(Objective):
Starting with the first line of the data below, copy each line up to and including the one containing "W, H = 1125, 446". Pictures stay out.
═════ Supplied material
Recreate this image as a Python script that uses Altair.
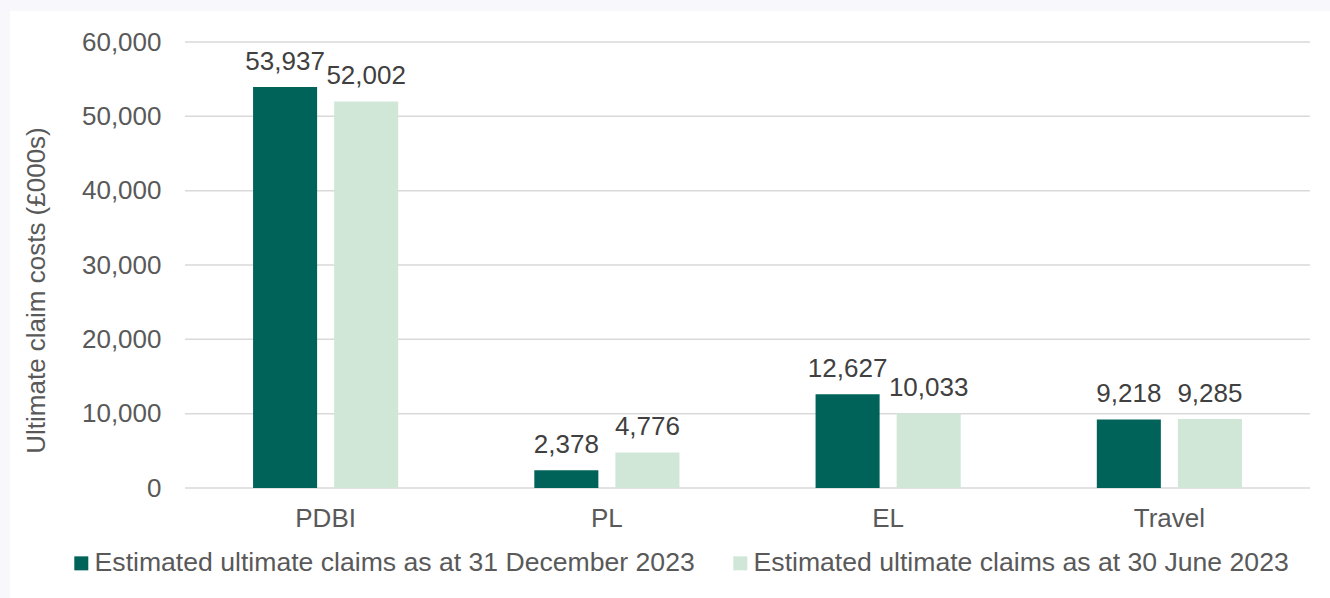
import altair as alt
import pandas as pd

categories = ["PDBI", "PL", "EL", "Travel"]
series = [
    "Estimated ultimate claims as at 31 December 2023",
    "Estimated ultimate claims as at 30 June 2023",
]
dec_2023 = [53937, 2378, 12627, 9218]
jun_2023 = [52002, 4776, 10033, 9285]
y_ticks = [0, 10000, 20000, 30000, 40000, 50000, 60000]
colors = ["#00635A", "#D0E7D8"]

rows = []
for c, v1, v2 in zip(categories, dec_2023, jun_2023):
    rows.append({"category": c, "series": series[0], "value": v1})
    rows.append({"category": c, "series": series[1], "value": v2})
df = pd.DataFrame(rows)

FONT = "Liberation Sans"
W, H = 1125, 446

x_enc = alt.X(
    "category:N",
    sort=categories,
    scale=alt.Scale(paddingInner=0.484, paddingOuter=0.242),
    axis=alt.Axis(
        title=None, labelAngle=0, labelFontSize=26, labelColor="#595959",
        labelPadding=17, ticks=False, tickSize=0, domain=False, grid=False,
        labelFont=FONT, zindex=1,
    ),
)
xo_enc = alt.XOffset(
    "series:N", sort=series, scale=alt.Scale(paddingInner=0.21, paddingOuter=0)
)
y_axis = alt.Axis(
    title="Ultimate claim costs (£000s)", values=y_ticks, format=",.0f",
    labelFontSize=26, labelColor="#595959", labelPadding=24, labelFont=FONT,
    ticks=False, tickSize=0, domain=False, grid=False, zindex=1,
    titleFont=FONT, titleFontSize=26, titleColor="#595959",
    titleFontWeight="normal", titleAngle=270, titleX=-141, titleY=248,
    titleAlign="center", titleBaseline="alphabetic",
)
y_scale = alt.Scale(domain=[0, 60000], nice=False)

frame = alt.Chart(pd.DataFrame({"a": [0]})).mark_rect(fill="white").encode(
    x=alt.value(-175), x2=alt.value(1145), y=alt.value(-31), y2=alt.value(556)
)

grid = alt.Chart(pd.DataFrame({"value": y_ticks})).mark_rule(
    color="#D9D9D9", strokeWidth=1.5
).encode(y=alt.Y("value:Q", scale=y_scale, axis=y_axis))

bars = alt.Chart(df).mark_bar().encode(
    x=x_enc,
    xOffset=xo_enc,
    y=alt.Y("value:Q", scale=y_scale, axis=y_axis),
    color=alt.Color(
        "series:N", sort=series,
        scale=alt.Scale(domain=series, range=colors),
        legend=alt.Legend(
            title=None, orient="none", legendX=-117, legendY=508,
            direction="horizontal", columns=2, symbolType="square",
            symbolSize=196, symbolStrokeWidth=0, labelFontSize=26.6,
            labelColor="#595959", labelFont=FONT, columnPadding=32,
            labelOffset=0, padding=0, labelLimit=0,
        ),
    ),
)

labels = alt.Chart(df).mark_text(
    baseline="alphabetic", dy=-17, fontSize=26, color="#404040", font=FONT
).encode(
    x=alt.X("category:N", sort=categories),
    xOffset=alt.XOffset("series:N", sort=series),
    y=alt.Y("value:Q"),
    text=alt.Text("value:Q", format=","),
)

chart = alt.layer(frame, grid, bars, labels).properties(
    width=W, height=H,
    background="#F8F8FC",
    padding={"left": 185, "top": 42, "right": 20, "bottom": 110},
    autosize=alt.AutoSizeParams(type="none"),
).configure_view(stroke=None).configure(font=FONT)

chart.save("out.html", embed_options={"renderer": "svg", "actions": False})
══════════
(Problem solution):
Recreate this image as a Python script that uses Altair.
import altair as alt
import pandas as pd

categories = ["PDBI", "PL", "EL", "Travel"]
series = [
    "Estimated ultimate claims as at 31 December 2023",
    "Estimated ultimate claims as at 30 June 2023",
]
dec_2023 = [53937, 2378, 12627, 9218]
jun_2023 = [52002, 4776, 10033, 9285]
y_ticks = [0, 10000, 20000, 30000, 40000, 50000, 60000]
colors = ["#00635A", "#D0E7D8"]

rows = []
for c, v1, v2 in zip(categories, dec_2023, jun_2023):
    rows.append({"category": c, "series": series[0], "value": v1})
    rows.append({"category": c, "series": series[1], "value": v2})
df = pd.DataFrame(rows)

FONT = "Liberation Sans"
W, H = 1125, 446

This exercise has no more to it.